Curl is one of those quintessential *nix tools that adheres beautifully to the “one tool, one task” philosophy. curl exists to give us the ability to issue requests against web servers. As sysadmins we’re usually concerned with how the web server responds to requests rather than how the actual page renders so a CLI tool like curl is quick and easy. It also lets us spoof things like user agents and referers in case we want to see how the web site responds to different browsers or different referers.

Let’s look at this site:

$ curl http://slumpedoverkeyboarddead.com | head

I get the entire page back, but I’ve spared you all that output. I’m almost never interested in the whole page content, I am usually interested in just the HTTP headers and what the server does with my request. So, let’s look at just the headers:

$ curl -I http://slumpedoverkeyboarddead.com

Now we’re getting somewhere. The server returns a 200 OK response so I know the server is healthy and it will give me content if I asked for it.

A lot of sites will return a 301 redirect to a new location rather than a 200. You could theoretically use the value of the Location: header in the 301 and issue another curl command against it, or you could just tell curl to follow the redirects:

$ curl -I -L www.phoenixhollow.ca

From this, we can see that the .ca domain redirects to the .com version and the final destination is happy with a 200 response.

What about HTTPS SSL secured sites with invalid certificates? No problem, use the -k switch to tell curl to accept them anyhow so you can get on with your life.

Note: props to Sean Walberg for correcting my curl-fu; I was habitually using -k in all cases of SSL which is not needed with valid certs.

$curl -I https://expired.badssl.com/

OK:

$curl -I -k https://expired.badssl.com/

Maybe I need something more exotic. A friend is complaining that when he clicks a Facebook link to my site, he is being redirected to some other site. But when I load the offending page, it works fine for me. We can tell curl to go get that page with a Facebook referer set and see if that changes the behaviour. Hint: if it does, there’s a high chance my site is infected with something bad.

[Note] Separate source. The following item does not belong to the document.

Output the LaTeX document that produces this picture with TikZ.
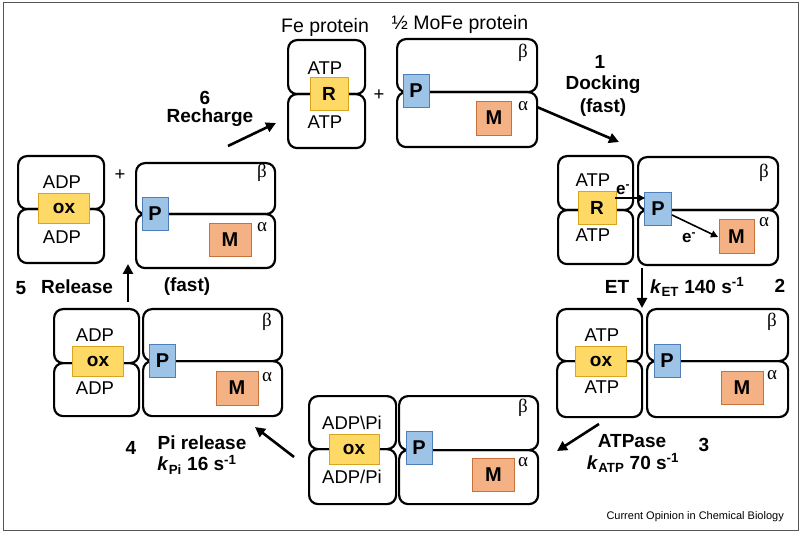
\documentclass[tikz,border=0pt]{standalone}
\usepackage{fontspec}
\setmainfont{Liberation Sans}
\newfontfamily\greekfont{Liberation Serif}
\usetikzlibrary{arrows.meta}
\definecolor{yfill}{HTML}{FFD966}
\definecolor{ydraw}{HTML}{D9A520}
\definecolor{bfill}{HTML}{9DC3E6}
\definecolor{bdraw}{HTML}{4F7FB8}
\definecolor{ofill}{HTML}{F4B183}
\definecolor{odraw}{HTML}{C8703A}
\definecolor{framegray}{HTML}{555555}
\newcommand\protbox[5]{\node[half,minimum width=#4pt,minimum height=#5pt] (#1) at (#2,#3) {};}
\newcommand\cofac[7]{\node[#2,minimum width=#5pt,minimum height=#6pt] (#1) at (#3,#4) {#7};}
\begin{document}
\begin{tikzpicture}[x=1pt,y=-1pt,
  half/.style={draw,line width=2.2pt,rounded corners=9pt,anchor=north west,inner sep=0pt},
  ybox/.style={draw=ydraw,fill=yfill,line width=0.9pt,inner sep=0pt,font=\fontsize{19}{20}\selectfont\bfseries},
  bbox/.style={draw=bdraw,fill=bfill,line width=0.9pt,inner sep=0pt,font=\fontsize{20}{20}\selectfont\bfseries},
  obox/.style={draw=odraw,fill=ofill,line width=0.9pt,inner sep=0pt,font=\fontsize{20}{20}\selectfont\bfseries},
  lab/.style={inner sep=0pt,font=\fontsize{18.5}{20}\selectfont},
  tlab/.style={inner sep=0pt,font=\fontsize{19.5}{21}\selectfont},
  blab/.style={inner sep=0pt,font=\fontsize{19}{21}\selectfont\bfseries},
  glab/.style={inner sep=0pt,font=\fontsize{19}{20}\selectfont\greekfont},
  bigarrow/.style={line width=2.6pt,-{Triangle[length=10pt,width=10pt]}},
  earrow/.style={line width=1.6pt,-{Triangle[length=7pt,width=7pt]}}]
\useasboundingbox (0,0) rectangle (800,534);
\node[draw=framegray,line width=1.4pt,minimum width=795pt,minimum height=528pt,anchor=north west,inner sep=0pt] (frame) at (3,2) {};

% ---------- top complex (Fe protein + 1/2 MoFe) ----------
\node[tlab] (tFe) at (325,27) {Fe protein};
\node[tlab] (tMo) at (460,24) {½ MoFe protein};
\protbox{aFeU}{287}{39}{77}{54}
\protbox{aFeL}{287}{93}{77}{54}
\node[lab] (aT1) at (325,68) {ATP};
\node[lab] (aT2) at (325,122) {ATP};
\cofac{aR}{ybox}{329}{94}{38}{33}{R}
\node[lab] (aplus) at (379,95) {+};
\protbox{aMoU}{396}{38}{140}{53}
\protbox{aMoL}{396}{91}{140}{55}
\cofac{aP}{bbox}{416}{91}{26}{33}{P}
\cofac{aM}{obox}{494}{118}{35}{34}{M}
\node[glab] (ab) at (523,53) {β};
\node[glab] (aa) at (523,106) {α};

% ---------- docking complex ----------
\protbox{bFeU}{557}{155}{75}{54}
\protbox{bFeL}{557}{209}{75}{54}
\node[lab] (bT1) at (593,180) {ATP};
\node[lab] (bT2) at (593,235) {ATP};
\cofac{bR}{ybox}{597}{208}{38}{33}{R}
\protbox{bMoU}{637}{156}{140}{53}
\protbox{bMoL}{637}{209}{140}{55}
\cofac{bP}{bbox}{658}{209}{27}{33}{P}
\cofac{bM}{obox}{736.5}{236.5}{35}{34}{M}
\node[glab] (bb) at (764,173) {β};
\node[glab] (ba) at (764,222) {α};
\coordinate (e1s) at (615,198);
\coordinate (e1e) at (645,198);
\coordinate (e2s) at (672,215);
\coordinate (e2e) at (718,237);
\draw[earrow] (e1s) -- (e1e);
\draw[earrow] (e2s) -- (e2e);
\node[blab,font=\fontsize{17}{18}\selectfont\bfseries] (e1l) at (623,190) {e\textsuperscript{-}};
\node[blab,font=\fontsize{17}{18}\selectfont\bfseries] (e2l) at (689,238) {e\textsuperscript{-}};

% ---------- left complex (after release) ----------
\protbox{cFeU}{17}{155}{86}{53}
\protbox{cFeL}{17}{208}{86}{54}
\node[lab] (cT1) at (62,182) {ADP};
\node[lab] (cT2) at (62,237) {ADP};
\cofac{cR}{ybox}{64}{208}{51}{30}{ox}
\node[lab] (cplus) at (120,175) {+};
\protbox{cMoU}{135}{162}{139}{51}
\protbox{cMoL}{135}{213}{139}{54}
\cofac{cP}{bbox}{155}{214}{26}{33}{P}
\cofac{cM}{obox}{230}{240}{42}{33}{M}
\node[glab] (cb) at (262,173) {β};
\node[glab] (ca) at (262,227) {α};

% ---------- middle-left complex ----------
\protbox{dFeU}{53}{308}{85}{54}
\protbox{dFeL}{53}{362}{85}{53}
\node[lab] (dT1) at (95,335) {ADP};
\node[lab] (dT2) at (95,388) {ADP};
\cofac{dR}{ybox}{98}{361}{51}{30}{ox}
\protbox{dMoU}{142}{308}{139}{52}
\protbox{dMoL}{142}{360}{139}{55}
\cofac{dP}{bbox}{162.5}{361}{26}{33}{P}
\cofac{dM}{obox}{237}{388}{42}{34}{M}
\node[glab] (db) at (267,322) {β};
\node[glab] (da) at (267,377) {α};

% ---------- right-middle complex ----------
\protbox{eFeU}{556}{308}{85}{52}
\protbox{eFeL}{556}{360}{85}{56}
\node[lab] (eT1) at (602,335) {ATP};
\node[lab] (eT2) at (602,387) {ATP};
\cofac{eR}{ybox}{601}{361}{51}{30}{ox}
\protbox{eMoU}{646}{308}{141}{52}
\protbox{eMoL}{646}{360}{141}{56}
\cofac{eP}{bbox}{667}{361}{26}{33}{P}
\cofac{eM}{obox}{742}{388}{42}{33}{M}
\node[glab] (eb) at (772,322) {β};
\node[glab] (ea) at (772,375) {α};

% ---------- bottom complex ----------
\protbox{fFeU}{308}{395}{87}{53}
\protbox{fFeL}{308}{448}{87}{55}
\node[lab] (fT1) at (352,423) {ADP\textbackslash Pi};
\node[lab] (fT2) at (352,477) {ADP/Pi};
\cofac{fR}{ybox}{354}{449}{50}{30}{ox}
\protbox{fMoU}{398}{395}{139}{54}
\protbox{fMoL}{398}{449}{139}{54}
\cofac{fP}{bbox}{419}{448}{26}{33}{P}
\cofac{fM}{obox}{493.5}{475}{42}{33}{M}
\node[glab] (fb) at (523,408) {β};
\node[glab] (fa) at (523,462) {α};

% ---------- step arrows ----------
\coordinate (s6a) at (228,146); \coordinate (s6b) at (276,123);
\coordinate (s1a) at (537,107); \coordinate (s1b) at (619,142);
\coordinate (s2a) at (642,268); \coordinate (s2b) at (642,308);
\coordinate (s3a) at (599,424); \coordinate (s3b) at (557,451);
\coordinate (s4a) at (294,457); \coordinate (s4b) at (255,427);
\coordinate (s5a) at (128,302); \coordinate (s5b) at (128,264);
\draw[bigarrow] (s6a) -- (s6b);
\draw[bigarrow] (s1a) -- (s1b);
\draw[bigarrow] (s2a) -- (s2b);
\draw[bigarrow] (s3a) -- (s3b);
\draw[bigarrow] (s4a) -- (s4b);
\draw[bigarrow] (s5a) -- (s5b);

% ---------- step labels ----------
\node[blab] (n6) at (205,98) {6};
\node[blab] (l6) at (210,118) {Recharge};
\node[blab] (n1) at (600,62) {1};
\node[blab] (l1) at (603,85) {Docking};
\node[blab] (l1b) at (603,108) {(fast)};
\node[blab] (l2a) at (617,287) {ET};
\node[blab,anchor=west] (l2b) at (650,287) {\textit{k}\textsubscript{ET} 140 s\textsuperscript{-1}};
\node[blab] (n2) at (780,286) {2};
\node[blab] (l3a) at (632,441) {ATPase};
\node[blab] (l3b) at (633,463) {\textit{k}\textsubscript{ATP} 70 s\textsuperscript{-1}};
\node[blab] (n3) at (704,445) {3};
\node[blab] (n4) at (131,448) {4};
\node[blab] (l4a) at (202,443) {Pi release};
\node[blab] (l4b) at (197,465) {\textit{k}\textsubscript{Pi} 16 s\textsuperscript{-1}};
\node[blab] (n5) at (21,288) {5};
\node[blab] (l5a) at (77,287) {Release};
\node[blab] (l5b) at (187,287) {(fast)};
\node[inner sep=0pt,anchor=east,font=\fontsize{11}{12}\selectfont] (credit) at (784,517) {Current Opinion in Chemical Biology};
\end{tikzpicture}
\end{document}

$ curl -I -L --referer "https://www.facebook.com/my-awesome-referer" http://slumpedoverkeyboarddead.com

I don’t have an example page set up to redirect based on referer, but a quick look in the access log shows it was ingested:

By the way, if you’re not using Papertrail to centralize your system logs, you’re missing out. But I digress.

Now on to the last line, see the curl/7.42.1 bit? That is the User Agent string and it tells the web server what application was used to send the request. Primarily, web browsers are used to access the web so this field usually has a string identifying which browser was used, but in this case I didn’t use a browser, but we can see that by default, curl sends that User Agent.

Maybe I want to hide that. Or maybe, as in the previous example, some page is behaving differently based on what User Agent it sees. The second example is reasonably common for web delivered malware targetted at a specific operation system. For example, malware can be told to look at the User Agent string of a request and only download bad software to Windows PCs, but not Linux or Mac computers. So let’s spoof the User Agent so I look like Firefox on Windows (I am actually using Chrome on ChomeOS):

$ curl -I -L --referer "https://www.facebook.com/my-awesome-referer" -A "Mozilla/5.0 (Windows NT 6.1; WOW64; rv:40.0) Gecko/20100 101 Firefox/40.1" http://slumpedoverkeyboarddead.com

Taking a look at the logs, we can see that I no longer appear to be curl’ing, I seem to be using Firefox on Windows.

As with almost all *nix tools, curl has a million possible uses and many more options than I’ve covered here. These are just the most common ones for me right now. Having the power to grab web content under arbitrary conditions can be invaluable in the troubleshooting process.